Once the vote was carried, members should have proceeded to discuss the principles of the Bill and then proceed to deal with the other stages which enable the members to scrutinise the Bill and give their own recommendations and raise their own objections.

Readers would recall that in 2006, a Bill was passed and enacted entitled The Former Presidents (Office, Allowances and other Benefits) Act. The law could benefit only one president and that was former President Jawara. According to the Act, a former president was to receive a monthly allowance of D50,000 and other benefits. There is also provision to finance the running of an office with maximum staff of four and other benefits that Foroyaa will elaborate on in the next edition, when we will compare the benefits under the Act under which President Jawara was remunerated to the one which former presidents in the future will benefit from if assented to by the president.

In summary, the current Bill which if assented to would be relied on to remunerate future presidents with a monthly salary equivalent to 80 percent of a serving president, medical insurance for his/her family, allowances for his/her spouses if he or she passes away.

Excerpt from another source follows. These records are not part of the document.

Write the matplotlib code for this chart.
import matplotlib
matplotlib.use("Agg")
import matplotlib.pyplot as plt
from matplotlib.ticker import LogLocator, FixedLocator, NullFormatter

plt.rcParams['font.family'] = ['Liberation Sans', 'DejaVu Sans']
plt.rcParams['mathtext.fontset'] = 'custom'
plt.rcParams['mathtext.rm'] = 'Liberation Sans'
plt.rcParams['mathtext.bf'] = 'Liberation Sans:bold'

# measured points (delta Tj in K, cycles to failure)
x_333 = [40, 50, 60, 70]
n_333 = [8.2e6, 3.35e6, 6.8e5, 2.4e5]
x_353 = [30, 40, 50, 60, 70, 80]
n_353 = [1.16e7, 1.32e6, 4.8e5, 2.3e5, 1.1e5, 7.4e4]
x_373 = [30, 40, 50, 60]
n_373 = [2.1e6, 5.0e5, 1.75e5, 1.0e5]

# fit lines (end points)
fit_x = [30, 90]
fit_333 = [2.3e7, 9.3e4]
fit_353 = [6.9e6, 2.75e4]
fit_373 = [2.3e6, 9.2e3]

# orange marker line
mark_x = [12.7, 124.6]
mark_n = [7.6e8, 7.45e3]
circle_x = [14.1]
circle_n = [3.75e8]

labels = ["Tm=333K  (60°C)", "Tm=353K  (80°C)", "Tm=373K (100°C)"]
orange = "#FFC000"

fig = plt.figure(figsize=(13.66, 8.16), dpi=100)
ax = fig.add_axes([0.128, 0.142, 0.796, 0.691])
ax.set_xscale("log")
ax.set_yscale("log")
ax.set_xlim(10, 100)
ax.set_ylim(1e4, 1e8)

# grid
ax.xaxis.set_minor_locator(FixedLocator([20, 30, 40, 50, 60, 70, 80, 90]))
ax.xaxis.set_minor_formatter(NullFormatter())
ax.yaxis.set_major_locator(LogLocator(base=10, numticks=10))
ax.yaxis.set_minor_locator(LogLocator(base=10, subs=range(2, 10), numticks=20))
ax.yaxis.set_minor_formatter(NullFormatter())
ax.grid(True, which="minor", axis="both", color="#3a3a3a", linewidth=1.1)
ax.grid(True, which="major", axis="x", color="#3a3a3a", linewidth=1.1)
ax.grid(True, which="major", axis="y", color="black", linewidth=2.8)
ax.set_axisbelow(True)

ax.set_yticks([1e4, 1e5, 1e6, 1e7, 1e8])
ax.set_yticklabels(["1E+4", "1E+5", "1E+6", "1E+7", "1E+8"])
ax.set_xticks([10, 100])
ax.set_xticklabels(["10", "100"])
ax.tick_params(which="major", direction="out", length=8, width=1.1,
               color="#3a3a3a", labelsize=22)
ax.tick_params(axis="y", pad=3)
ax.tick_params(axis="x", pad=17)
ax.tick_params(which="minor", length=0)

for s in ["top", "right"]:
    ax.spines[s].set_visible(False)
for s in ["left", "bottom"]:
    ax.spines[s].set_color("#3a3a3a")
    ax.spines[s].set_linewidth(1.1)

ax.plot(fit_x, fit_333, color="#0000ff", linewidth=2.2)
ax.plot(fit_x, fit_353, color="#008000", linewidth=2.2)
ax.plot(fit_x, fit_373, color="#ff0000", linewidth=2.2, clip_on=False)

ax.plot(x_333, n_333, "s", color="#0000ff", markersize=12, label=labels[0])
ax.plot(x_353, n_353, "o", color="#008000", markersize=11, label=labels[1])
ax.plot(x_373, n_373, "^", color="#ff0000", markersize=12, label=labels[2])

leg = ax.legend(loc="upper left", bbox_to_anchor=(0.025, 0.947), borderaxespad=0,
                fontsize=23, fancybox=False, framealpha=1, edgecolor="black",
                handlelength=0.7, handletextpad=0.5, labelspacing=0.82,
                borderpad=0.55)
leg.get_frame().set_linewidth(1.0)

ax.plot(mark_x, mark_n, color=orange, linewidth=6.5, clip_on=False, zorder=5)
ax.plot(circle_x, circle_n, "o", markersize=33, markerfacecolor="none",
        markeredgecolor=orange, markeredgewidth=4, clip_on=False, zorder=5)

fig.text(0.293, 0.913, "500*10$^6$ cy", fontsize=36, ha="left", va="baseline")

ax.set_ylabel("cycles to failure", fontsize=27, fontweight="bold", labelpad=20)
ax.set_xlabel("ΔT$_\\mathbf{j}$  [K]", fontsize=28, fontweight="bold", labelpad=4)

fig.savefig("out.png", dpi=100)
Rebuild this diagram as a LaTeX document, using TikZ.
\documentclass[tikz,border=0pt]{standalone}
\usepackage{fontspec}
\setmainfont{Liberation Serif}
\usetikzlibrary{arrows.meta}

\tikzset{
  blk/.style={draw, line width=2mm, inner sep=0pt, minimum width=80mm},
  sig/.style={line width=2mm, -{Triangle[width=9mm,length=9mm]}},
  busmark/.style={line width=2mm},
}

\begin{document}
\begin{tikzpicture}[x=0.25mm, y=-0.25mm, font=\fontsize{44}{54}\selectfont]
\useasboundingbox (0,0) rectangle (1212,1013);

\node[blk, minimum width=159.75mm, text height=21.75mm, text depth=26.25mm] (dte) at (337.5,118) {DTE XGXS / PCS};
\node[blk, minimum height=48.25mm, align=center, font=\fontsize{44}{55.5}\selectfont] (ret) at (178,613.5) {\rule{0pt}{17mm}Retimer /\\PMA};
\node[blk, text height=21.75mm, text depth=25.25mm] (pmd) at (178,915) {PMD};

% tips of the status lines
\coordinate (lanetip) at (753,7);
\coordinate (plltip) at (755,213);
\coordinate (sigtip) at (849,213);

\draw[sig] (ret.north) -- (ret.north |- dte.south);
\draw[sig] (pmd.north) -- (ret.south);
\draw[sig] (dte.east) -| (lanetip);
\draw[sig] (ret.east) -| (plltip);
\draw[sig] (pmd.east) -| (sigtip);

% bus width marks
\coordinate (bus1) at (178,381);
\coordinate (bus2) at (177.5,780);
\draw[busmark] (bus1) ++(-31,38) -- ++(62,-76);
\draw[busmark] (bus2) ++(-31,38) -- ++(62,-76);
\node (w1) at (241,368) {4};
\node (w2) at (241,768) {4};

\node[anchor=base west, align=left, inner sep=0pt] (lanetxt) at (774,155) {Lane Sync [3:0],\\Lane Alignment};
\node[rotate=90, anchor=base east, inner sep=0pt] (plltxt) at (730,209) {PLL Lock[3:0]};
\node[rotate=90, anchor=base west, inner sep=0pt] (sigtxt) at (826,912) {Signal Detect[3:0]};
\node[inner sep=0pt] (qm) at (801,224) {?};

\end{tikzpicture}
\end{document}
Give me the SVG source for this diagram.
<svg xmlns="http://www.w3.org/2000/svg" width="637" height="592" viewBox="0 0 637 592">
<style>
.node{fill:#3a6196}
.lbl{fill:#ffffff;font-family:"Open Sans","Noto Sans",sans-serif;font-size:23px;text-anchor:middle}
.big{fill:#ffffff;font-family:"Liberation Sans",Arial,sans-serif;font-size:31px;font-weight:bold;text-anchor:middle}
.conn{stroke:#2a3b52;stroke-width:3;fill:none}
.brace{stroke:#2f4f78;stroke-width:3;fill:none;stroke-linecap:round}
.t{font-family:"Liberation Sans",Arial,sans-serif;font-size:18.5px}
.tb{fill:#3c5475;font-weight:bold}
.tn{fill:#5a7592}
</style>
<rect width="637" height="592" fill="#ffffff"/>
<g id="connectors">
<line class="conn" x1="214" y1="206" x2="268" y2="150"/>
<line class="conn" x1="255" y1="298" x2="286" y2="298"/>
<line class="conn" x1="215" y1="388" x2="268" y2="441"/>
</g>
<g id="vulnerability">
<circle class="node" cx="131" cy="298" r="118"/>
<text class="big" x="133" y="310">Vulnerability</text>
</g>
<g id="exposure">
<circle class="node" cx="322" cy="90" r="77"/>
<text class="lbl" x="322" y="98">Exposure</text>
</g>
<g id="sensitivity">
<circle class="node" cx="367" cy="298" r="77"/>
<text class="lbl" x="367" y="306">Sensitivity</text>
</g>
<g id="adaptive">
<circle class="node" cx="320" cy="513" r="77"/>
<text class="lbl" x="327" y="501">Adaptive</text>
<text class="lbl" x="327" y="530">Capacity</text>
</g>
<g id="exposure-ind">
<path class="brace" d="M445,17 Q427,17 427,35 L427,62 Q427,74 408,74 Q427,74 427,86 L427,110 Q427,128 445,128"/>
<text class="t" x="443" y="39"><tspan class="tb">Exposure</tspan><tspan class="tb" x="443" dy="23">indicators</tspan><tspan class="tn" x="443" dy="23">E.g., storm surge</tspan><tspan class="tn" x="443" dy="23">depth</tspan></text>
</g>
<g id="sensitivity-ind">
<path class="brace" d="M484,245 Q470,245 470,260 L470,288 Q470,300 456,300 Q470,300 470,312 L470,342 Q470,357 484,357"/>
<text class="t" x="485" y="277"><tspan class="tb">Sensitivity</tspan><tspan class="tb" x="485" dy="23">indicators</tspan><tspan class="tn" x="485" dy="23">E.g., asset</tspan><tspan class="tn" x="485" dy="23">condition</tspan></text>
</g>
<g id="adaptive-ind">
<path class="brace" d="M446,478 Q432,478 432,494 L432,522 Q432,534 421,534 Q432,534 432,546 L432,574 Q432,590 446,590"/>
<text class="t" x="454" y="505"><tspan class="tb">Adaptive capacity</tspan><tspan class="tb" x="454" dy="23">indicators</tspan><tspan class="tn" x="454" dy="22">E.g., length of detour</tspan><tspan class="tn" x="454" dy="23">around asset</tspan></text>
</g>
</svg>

The National Assembly members therefore needed to scrutinise the Bill and on the basis of their conscience and the National interest as well as what is happening in other Ecowas States, determine the package of emoluments and other benefits that would encourage serving presidents to respect term limits as well as remain honest while serving the nation knowing that life after the presidency will not lead to bankruptcy

This is the essence of remunerating former heads of state. The sum and benefits allocated must be reasonable and justifiable in a democratic state. It must be objectively determined based on the cost of living of a country.